Addressing some of the concerns that UAS could possibly replace manned aircraft, Argrow pointed out that “there are many opportunities for UAS to be teamed with manned aircraft for synergies that make the combined system greater than the sum of the capabilities of the individual aircraft.” Rapidly developing technologies, such as those used for increasingly autonomous UAS operations in the NAS, will ensure a much safer system overall. Forecasting what UAS technologies are likely to have the most immediate impact on—and benefit to—society, Argrow cited emergency and first responder, national security, climate and weather observation and forecasting systems, and commercial cargo and package delivery systems.
Listing some of the hurdles still needing to be cleared, Argrow said that the primary challenge existing today is traffic management of small UAS “operating at low altitudes, and the ‘seamless’ integration of larger UAS into airspace shared with manned aircraft, particularly in the vicinity of airports.” He explained that the only way to meet these challenges is through the development of “increasingly trusted autonomy, where UAS can be somehow certified for specific capabilities to reliably operate among manned and other unmanned aircraft.”

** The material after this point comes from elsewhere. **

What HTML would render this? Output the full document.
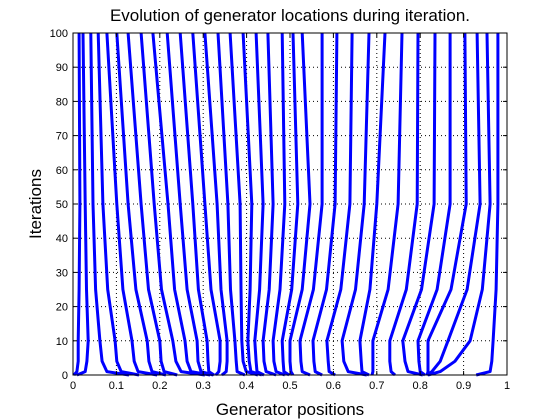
<!DOCTYPE html>
<html><head><meta charset="utf-8"><style>
html,body{margin:0;padding:0;background:#fff;width:560px;height:420px;overflow:hidden}
svg text{font-family:"Liberation Sans",sans-serif;fill:#000}
</style></head><body>
<svg id="chart" width="560" height="420" xmlns="http://www.w3.org/2000/svg">
<rect x="0" y="0" width="560" height="420" fill="#fff"/>
<text x="290" y="21" font-size="17" text-anchor="middle">Evolution of generator locations during iteration.</text>
<text x="290" y="415" font-size="17" text-anchor="middle">Generator positions</text>
<text x="0" y="0" font-size="17" text-anchor="middle" transform="translate(41,204) rotate(-90)">Iterations</text>
<g id="grid"></g>
<g id="series"></g>
<g id="axes"></g>
</svg>
<script>
const iterations = [0, 1, 4, 10, 25, 50, 100];
const xTicks = [0,0.1,0.2,0.3,0.4,0.5,0.6,0.7,0.8,0.9,1];
const xTickLabels = ["0","0.1","0.2","0.3","0.4","0.5","0.6","0.7","0.8","0.9","1"];
const yTicks = [0,10,20,30,40,50,60,70,80,90,100];
const yTickLabels = ["0","10","20","30","40","50","60","70","80","90","100"];
const posIter0 = [.002,.009,.129,.152,.194,.214,.240,.304,.316,.323,.325,.329,.343,.396,.426,.435,.440,.468,.488,.498,.507,.546,.574,.604,.677,.682,.689,.742,.806,.811,.816,.816,.818,.929];
const posIter1 = [.009,.028,.078,.111,.150,.182,.210,.249,.272,.295,.313,.336,.353,.378,.399,.410,.424,.445,.468,.486,.502,.528,.558,.590,.634,.666,.691,.733,.772,.800,.818,.827,.846,.961];
const posIter4 = [.012,.032,.067,.101,.141,.175,.203,.237,.263,.288,.311,.339,.355,.376,.392,.406,.422,.440,.463,.484,.500,.525,.555,.588,.624,.664,.691,.730,.765,.797,.818,.846,.880,.965];
const posIter10 = [.012,.035,.062,.097,.136,.171,.200,.230,.258,.286,.309,.339,.355,.373,.389,.403,.419,.438,.461,.482,.500,.523,.553,.585,.620,.661,.691,.730,.760,.795,.818,.864,.915,.968];
const posIter25 = [.014,.031,.052,.080,.115,.145,.174,.204,.234,.263,.289,.318,.341,.363,.387,.408,.430,.452,.477,.504,.528,.554,.584,.617,.651,.684,.726,.768,.803,.839,.871,.908,.943,.975];
const posIter50 = [.016,.028,.046,.069,.101,.127,.157,.187,.219,.247,.276,.304,.332,.357,.385,.412,.438,.461,.488,.518,.546,.574,.604,.638,.671,.700,.749,.793,.832,.869,.906,.938,.961,.979];
const posIter100 = [.014,.023,.041,.058,.078,.101,.127,.157,.184,.217,.247,.276,.304,.334,.362,.392,.422,.449,.482,.507,.528,.574,.608,.643,.682,.719,.758,.795,.834,.869,.903,.931,.954,.979];

const L=73,R=507,T=33,B=375;
const NS="http://www.w3.org/2000/svg";
function sx(v){return L+v*(R-L);}
function sy(v){return B-v/100*(B-T);}
function mk(tag,attrs,parent){const e=document.createElementNS(NS,tag);for(const k in attrs)e.setAttribute(k,attrs[k]);parent.appendChild(e);return e;}
const grid=document.getElementById('grid'),series=document.getElementById('series'),axes=document.getElementById('axes');
xTicks.forEach((t,i)=>{
  if(i>0&&i<xTicks.length-1){const g=mk('line',{x1:sx(t),x2:sx(t),y1:T,y2:B,stroke:'#000','stroke-width':1,'stroke-dasharray':'1,3'},grid);
  
  }
});
yTicks.forEach((t,i)=>{
  if(i>0&&i<yTicks.length-1){const g=mk('line',{x1:L,x2:R,y1:sy(t),y2:sy(t),stroke:'#000','stroke-width':1,'stroke-dasharray':'1,3'},grid);
  
  }
});
const cols=[posIter0,posIter1,posIter4,posIter10,posIter25,posIter50,posIter100];
for(let g=0;g<posIter0.length;g++){
  const pts=iterations.map((it,k)=>sx(cols[k][g]).toFixed(1)+','+sy(it).toFixed(1)).join(' ');
  const p=mk('polyline',{points:pts,fill:'none',stroke:'#0000ff','stroke-width':3,'stroke-linejoin':'round'},series);
  
  
}
const box=mk('rect',{x:L,y:T,width:R-L,height:B-T,fill:'none',stroke:'#000','stroke-width':1},axes);


xTicks.forEach((t,i)=>{
  mk('line',{x1:sx(t),x2:sx(t),y1:B,y2:B-4,stroke:'#000'},axes);
  mk('line',{x1:sx(t),x2:sx(t),y1:T,y2:T+4,stroke:'#000'},axes);
  const tx=mk('text',{x:sx(t),y:B+14,'font-size':11,'text-anchor':'middle'},axes);
  tx.textContent=xTickLabels[i];
  
  
});
yTicks.forEach((t,i)=>{
  mk('line',{x1:L,x2:L+4,y1:sy(t),y2:sy(t),stroke:'#000'},axes);
  mk('line',{x1:R,x2:R-4,y1:sy(t),y2:sy(t),stroke:'#000'},axes);
  const tx=mk('text',{x:L-5,y:sy(t)+4,'font-size':11,'text-anchor':'end'},axes);
  tx.textContent=yTickLabels[i];
  
  
});
</script>
</body></html>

When asked to share how his longtime membership in AIAA has helped him throughout his professional career, Argrow reiterated that his early involvement through the AIAA student chapter at OU “provided a great environment,” and that it helped him establish his identity as an aerospace engineer, as well as “solidify[ing]” his career choice in aerospace engineering.
He added that his AIAA membership helped him navigate through his “entire undergrad through Ph.D. educational and research experience,” and that when he presented his first research papers at an AIAA conference, it “opened the door to the tremendous opportunities to network and build professional friendships and formal collaborations.” Upon his realization that his career was so “intertwined with AIAA,” his decision to become a lifetime member “was just as natural as my original decision to join AIAA as an undergraduate some 30+ years ago.”
Asked what advice he might offer to the younger generation who may be thinking of pursuing an aerospace engineering career, Argrow first noted that aerospace engineering is his “passion,” and that he was fortunate to have discovered this early on in his life and to have had influential people around him to help encourage and foster that passion.
Noting that his passion is as strong now as it was as “an 8-year-old kid in front of a black and white TV,” as he watched Neil Armstrong walk on the moon, Argrow explained that with the privilege of an advanced education and the understanding of the “math, physics, and engineering it took to put humans on the moon and return them safely to Earth,” he can now “fully appreciate the magnitude of the effort it took.”
Furthermore, he explained that his UAS research allows him to channel his passion “into an emerging technology that is changing the trajectory of history,” adding that while it may not do so as profoundly as the moon landing, “maybe in 30 years, some kid graduating high school in 2017 will look back on an aerospace career inspired by the emergence of drones and how they changed the world, in the same way that I was inspired by humans walking on the moon.”
AIAA is proud to have made Dr. Brian Argrow its October 2016 member spotlight, congratulates him on his 2016 selection as an AIAA Fellow, and wishes him all the best as he continues to play a key role in the development and implementation of this transformational technology.